## Recorded data
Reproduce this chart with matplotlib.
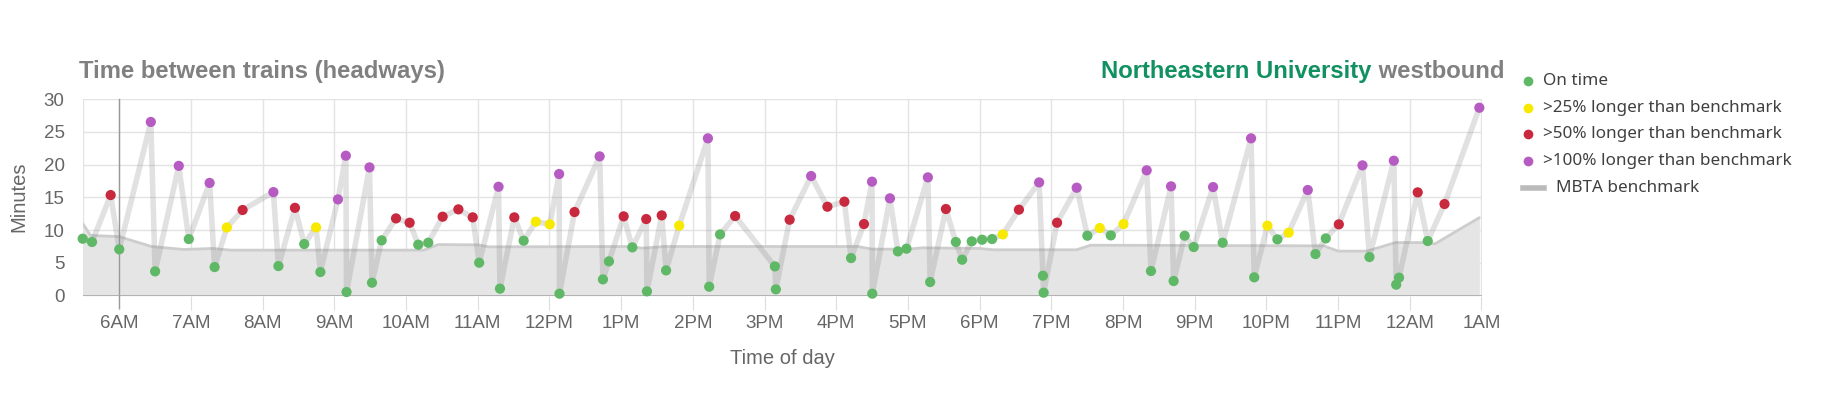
import matplotlib
matplotlib.use("Agg")
import matplotlib.pyplot as plt
from matplotlib.lines import Line2D

# ---------------- data ----------------
# arrival times in hours after midnight (24 = 12AM next day)
times = [5.49, 5.62, 5.88, 6.00, 6.44, 6.50, 6.83, 6.97, 7.26, 7.33, 7.50, 7.72, 8.15, 8.22, 8.45, 8.58,
         8.745, 8.805, 9.05, 9.16, 9.17, 9.49, 9.525, 9.66, 9.86, 10.05, 10.17, 10.31, 10.51, 10.73, 10.93,
         11.02, 11.29, 11.31, 11.51, 11.64, 11.81,
         12.005, 12.135, 12.14, 12.35, 12.70, 12.746, 12.83, 13.035, 13.156, 13.35, 13.36, 13.566, 13.627,
         13.81, 14.21, 14.228, 14.38, 14.59,
         15.144, 15.158, 15.35, 15.65, 15.877, 16.114, 16.207, 16.387, 16.499, 16.503, 16.749, 16.86, 16.98,
         17.278, 17.31, 17.53, 17.668, 17.756, 17.89, 18.035, 18.174,
         18.324, 18.548, 18.83, 18.883, 18.893, 19.08, 19.354, 19.503, 19.676, 19.83, 20.007, 20.33, 20.39,
         20.67, 20.706, 20.86, 20.986, 21.256, 21.39,
         21.786, 21.83, 22.014, 22.153, 22.31, 22.577, 22.684, 22.828, 23.01, 23.34, 23.437, 23.777, 23.81,
         23.85, 24.11, 24.25, 24.484, 24.97]

headways = [8.69, 8.19, 15.35, 7.07, 26.5, 3.71, 19.8, 8.64, 17.2, 4.37, 10.4, 13.07, 15.8, 4.52, 13.4, 7.88,
            10.42, 3.61, 14.69, 21.35, 0.56, 19.57, 1.98, 8.44, 11.79, 11.13, 7.78, 8.08, 12.05, 13.17, 11.95,
            5.03, 16.62, 1.07, 11.95, 8.39, 11.29,
            10.88, 18.56, 0.31, 12.76, 21.25, 2.49, 5.24, 12.1, 7.37, 11.69, 0.66, 12.25, 3.86,
            10.68, 24.0, 1.37, 9.35, 12.15,
            4.47, 0.97, 11.59, 18.25, 13.57, 14.34, 5.74, 10.93, 17.39, 0.31, 14.85, 6.76, 7.17,
            18.05, 2.08, 13.22, 8.19, 5.49, 8.29, 8.54, 8.64,
            9.35, 13.12, 17.28, 3.05, 0.46, 11.13, 16.47, 9.15, 10.32, 9.2, 10.93, 19.12, 3.76,
            16.68, 2.24, 9.15, 7.42, 16.57, 8.08,
            24.0, 2.8, 10.68, 8.59, 9.61, 16.12, 6.35, 8.74, 10.88, 19.88, 5.9, 20.59, 1.68,
            2.75, 15.76, 8.34, 13.98, 28.67]

# G = on time, Y = >25%, R = >50%, P = >100% longer than benchmark
status = ['G', 'G', 'R', 'G', 'P', 'G', 'P', 'G', 'P', 'G', 'Y', 'R', 'P', 'G', 'R', 'G',
          'Y', 'G', 'P', 'P', 'G', 'P', 'G', 'G', 'R', 'R', 'G', 'G', 'R', 'R', 'R',
          'G', 'P', 'G', 'R', 'G', 'Y',
          'Y', 'P', 'G', 'R', 'P', 'G', 'G', 'R', 'G', 'R', 'G', 'R', 'G',
          'Y', 'P', 'G', 'G', 'R',
          'G', 'G', 'R', 'P', 'R', 'R', 'G', 'R', 'P', 'G', 'P', 'G', 'G',
          'P', 'G', 'R', 'G', 'G', 'G', 'G', 'G',
          'Y', 'R', 'P', 'G', 'G', 'R', 'P', 'G', 'Y', 'G', 'Y', 'P', 'G',
          'P', 'G', 'G', 'G', 'P', 'G',
          'P', 'G', 'Y', 'G', 'Y', 'P', 'G', 'G', 'R', 'P', 'G', 'P', 'G',
          'G', 'R', 'G', 'R', 'P']

bench_times = [5.49, 5.6, 6.0, 6.45, 6.9, 7.3, 7.55, 10.25, 10.45, 11.0, 11.15, 13.1, 13.3, 13.6, 16.3,
               16.5, 17.0, 17.2, 18.0, 18.2, 19.35, 19.55, 22.8, 23.0, 23.4, 23.8, 24.2, 24.35, 24.97]
bench_values = [11.0, 9.2, 9.0, 7.5, 7.05, 7.2, 6.95, 6.95, 7.8, 7.75, 7.45, 7.5, 7.25, 7.5, 7.5,
                7.1, 7.1, 7.3, 7.2, 7.0, 7.0, 7.7, 7.6, 6.8, 6.8, 8.1, 8.1, 7.9, 11.9]

tick_hours = list(range(6, 26))
tick_labels = ['6AM', '7AM', '8AM', '9AM', '10AM', '11AM', '12PM', '1PM', '2PM', '3PM', '4PM', '5PM',
               '6PM', '7PM', '8PM', '9PM', '10PM', '11PM', '12AM', '1AM']

legend_labels = ['On time', '>25% longer than benchmark', '>50% longer than benchmark',
                 '>100% longer than benchmark', 'MBTA benchmark']

# ---------------- style ----------------
colors = {'G': '#5fb865', 'Y': '#f7ea00', 'R': '#c8293f', 'P': '#b65bc2'}
TICK_FONT = ['Liberation Sans Narrow', 'Liberation Sans', 'DejaVu Sans']
TITLE_FONT = ['Liberation Sans', 'DejaVu Sans']
LEG_FONT = ['Noto Sans', 'DejaVu Sans']

W, H = 1846, 397
fig = plt.figure(figsize=(W / 100, H / 100), dpi=100)
left, right, top, bottom = 82.7, 1481.5, 99.0, 295.7
ax = fig.add_axes([left / W, 1 - bottom / H, (right - left) / W, (bottom - top) / H])

ax.set_xlim(5.49, 25.0)
ax.set_ylim(0, 30)

# grid
for yv in range(5, 31, 5):
    ax.axhline(yv, color='#e3e3e3', lw=1.0, zorder=0)
for hv in tick_hours:
    ax.axvline(hv, color='#e3e3e3', lw=1.0, zorder=0)
ax.axvline(5.49, color='#e3e3e3', lw=1.0, zorder=0)

# benchmark fill + line
ax.fill_between(bench_times, 0, bench_values, color='#e5e5e5', lw=0, zorder=1)
ax.plot(bench_times, bench_values, color='#cdcdcd', lw=2.0, zorder=2, solid_capstyle='round')

# crosshair at 6AM (extends below the axis)
ax.plot([6.0, 6.0], [-1.9, 30], color='#999999', lw=1.0, zorder=2, clip_on=False)

# headway line
ax.plot(times, headways, color='#808080', alpha=0.23, lw=4.0, zorder=3, solid_joinstyle='round')

# points
for code in ['G', 'Y', 'R', 'P']:
    xs = [t for t, s in zip(times, status) if s == code]
    ys = [v for v, s in zip(headways, status) if s == code]
    ax.scatter(xs, ys, s=54, color=colors[code], edgecolors='none', zorder=5, clip_on=False)

ax.axhline(0, color='#a8a8a8', lw=1.2, zorder=4)

for sp in ax.spines.values():
    sp.set_visible(False)

ax.set_xticks(tick_hours)
ax.set_xticklabels(tick_labels)
ax.set_yticks(range(0, 31, 5))
ax.tick_params(axis='x', length=10, color='#dddddd', pad=4, labelsize=13.5, labelcolor='#666666')
ax.tick_params(axis='y', length=0, pad=13, labelsize=13.5, labelcolor='#666666')
for lab in ax.get_xticklabels() + ax.get_yticklabels():
    lab.set_family(TICK_FONT)

ax.set_xlabel('Time of day', fontsize=14.5, color='#666666', family=TICK_FONT, labelpad=12)
fig.text(19 / W, 1 - 197 / H, 'Minutes', rotation=90, ha='center', va='center', fontsize=14.5,
         color='#666666', family=TICK_FONT)

# titles
TS = 17.2
fig.text(79 / W, 1 - 78 / H, 'Time between trains (headways)', fontsize=TS, fontweight='bold',
         color='#808080', family=TITLE_FONT, ha='left', va='baseline')
t2 = fig.text(1504 / W, 1 - 78 / H, ' westbound', fontsize=TS, fontweight='bold',
              color='#808080', family=TITLE_FONT, ha='right', va='baseline')
fig.canvas.draw()
bb = t2.get_window_extent()
fig.text(bb.x0 / W, 1 - 78 / H, 'Northeastern University', fontsize=TS, fontweight='bold',
         color='#119060', family=TITLE_FONT, ha='right', va='baseline')

# legend (manual, in pixel coords)
row_y = [80.7, 107.7, 134.3, 161.0, 187.7]
for i, code in enumerate(['G', 'Y', 'R', 'P']):
    fig.add_artist(Line2D([1527.7 / W], [1 - row_y[i] / H], marker='o', markersize=7, linestyle='none',
                          color=colors[code], markeredgewidth=0))
    fig.text(1543 / W, 1 - row_y[i] / H, legend_labels[i], fontsize=12.3, color='#404040',
             family=LEG_FONT, ha='left', va='center')
fig.add_artist(Line2D([1523 / W, 1544 / W], [1 - row_y[4] / H, 1 - row_y[4] / H], color='#bbbbbb', lw=4))
fig.text(1556 / W, 1 - row_y[4] / H, legend_labels[4], fontsize=12.3, color='#404040',
         family=LEG_FONT, ha='left', va='center')

fig.savefig('out.png', dpi=100)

## Written request
Return nothing but the lines running from the start of the data to the line with "from matplotlib.lines import Line2D", please, both ends included and no pictures.

## Output for this task
Reproduce this chart with matplotlib.
import matplotlib
matplotlib.use("Agg")
import matplotlib.pyplot as plt
from matplotlib.lines import Line2D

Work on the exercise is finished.